Using a theme-based roadmap allows you to reprioritise themes based on customer needs while discovering how to realise the product vision.

So how does a theme-based roadmap work?

Much like a backlog of user stories, you'll prioritise the opportunities and problems. Next, you'll arrange these themes over three or four columns. From left to right, they'll read Now, Next and Later. Once complete, you'll have produced something which resembles an agile board.

Anatomy of a Now, Next and Later Roadmap
Anatomy of a Now, Next and Later Roadmap

Items in Now are well-understood problems with clear deliverables and fixed scope. As you move further to the right-hand side, you'll find items with more ambiguity. The Later column on my roadmap contains fluffy titles for candidate projects requiring discovery. I am currently using Now, Next, Later and Ideas. The Ideas column is a backlog for problems and new ideas to replenish our Later column periodically.

However, you can adjust the labels for each time horizon to best convene the current and future work. For example, renaming Later to read H2 2021 is helpful while retraining those used to traditional timelines.

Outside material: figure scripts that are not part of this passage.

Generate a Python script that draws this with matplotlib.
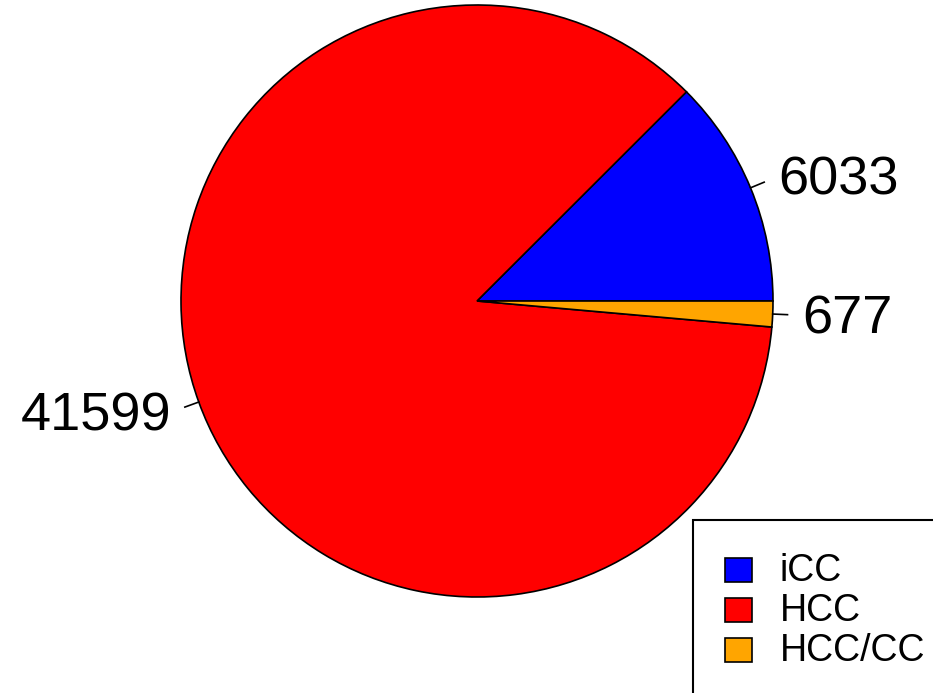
import numpy as np
import matplotlib.pyplot as plt
from matplotlib.patches import Rectangle

labels = ["iCC", "HCC", "HCC/CC"]
counts = [6033, 41599, 677]
colors = ["#0000FF", "#FF0000", "#FFA500"]

W, H = 933, 693
fig = plt.figure(figsize=(W / 100, H / 100), dpi=100)
ax = fig.add_axes([0, 0, 1, 1])
ax.set_xlim(0, W)
ax.set_ylim(0, H)
ax.set_aspect("equal")
ax.axis("off")

cx, cy, r = 477, H - 301, 296
ax.pie(counts, colors=colors, center=(cx, cy), radius=r, startangle=0,
       counterclock=True, wedgeprops=dict(edgecolor="black", linewidth=1.2))
ax.set_xlim(0, W)
ax.set_ylim(0, H)

total = sum(counts)
start = 0.0
for c in counts:
    span = 360.0 * c / total
    mid = np.deg2rad(start + span / 2)
    dx, dy = np.cos(mid), np.sin(mid)
    ax.plot([cx + r * dx, cx + 1.05 * r * dx], [cy + r * dy, cy + 1.05 * r * dy],
            color="black", lw=1.2)
    ax.text(cx + 1.1 * r * dx, cy + 1.1 * r * dy - 4, str(c), fontsize=39,
            family="Liberation Sans", ha="left" if dx > 0 else "right", va="center")
    start += span

# legend drawn by hand, clipped by the figure edge
ax.add_patch(Rectangle((693, -10), 300, H - 520 + 10, facecolor="white",
                       edgecolor="black", lw=1.5, clip_on=False))
for i, (lab, col) in enumerate(zip(labels, colors)):
    y = H - 570 - 40 * i
    ax.add_patch(Rectangle((725, y - 12), 27, 24, facecolor=col, edgecolor="black", lw=1.2))
    ax.text(780, y - 1, lab, fontsize=27, family="Liberation Sans", va="center", ha="left")

fig.savefig("out.png", dpi=100)
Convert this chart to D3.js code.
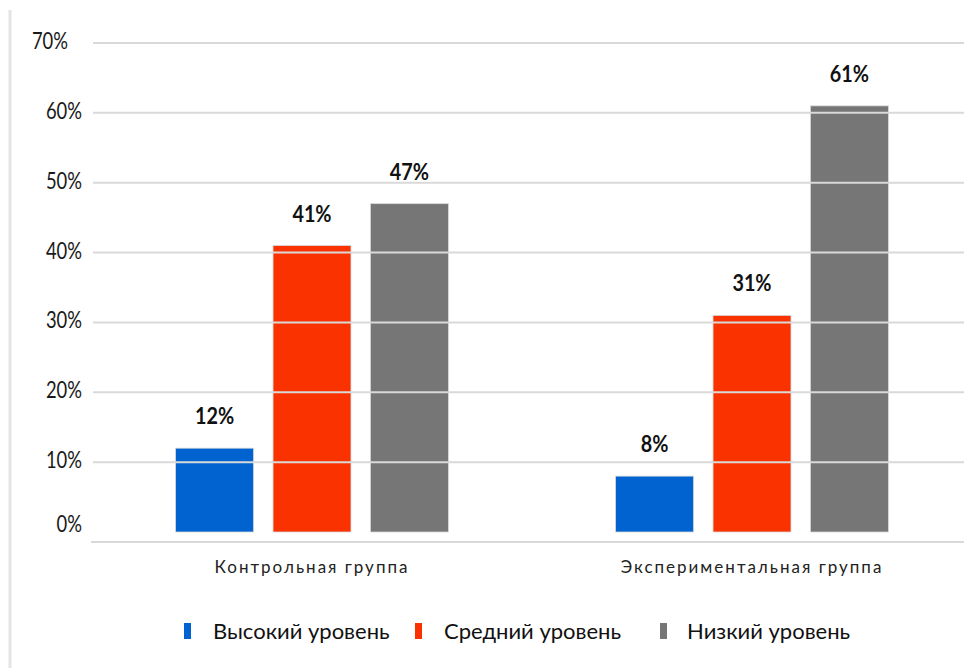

So what's it like using a theme-based roadmap?

After using this framework for the last couple of years, I learnt through experience that arranging initiatives modifies everyone's mindset when discussing our roadmap during our Product Council meetings. Instead of discussing the delivery of a single feature, we have conversations about our customer's problems and goals. In addition, as we release each new iteration, we collect further feedback to confirm how well we solved the problem. Our roadmap has become the communication tool that facilitates these discussions.

Meeting and discussing the roadmap in this manner has forced us to prioritise these problems carefully. In turn, we've focused on the right opportunities and delighted our customers as we solve their challenges. I hope you find the above interesting and try out the format for your product.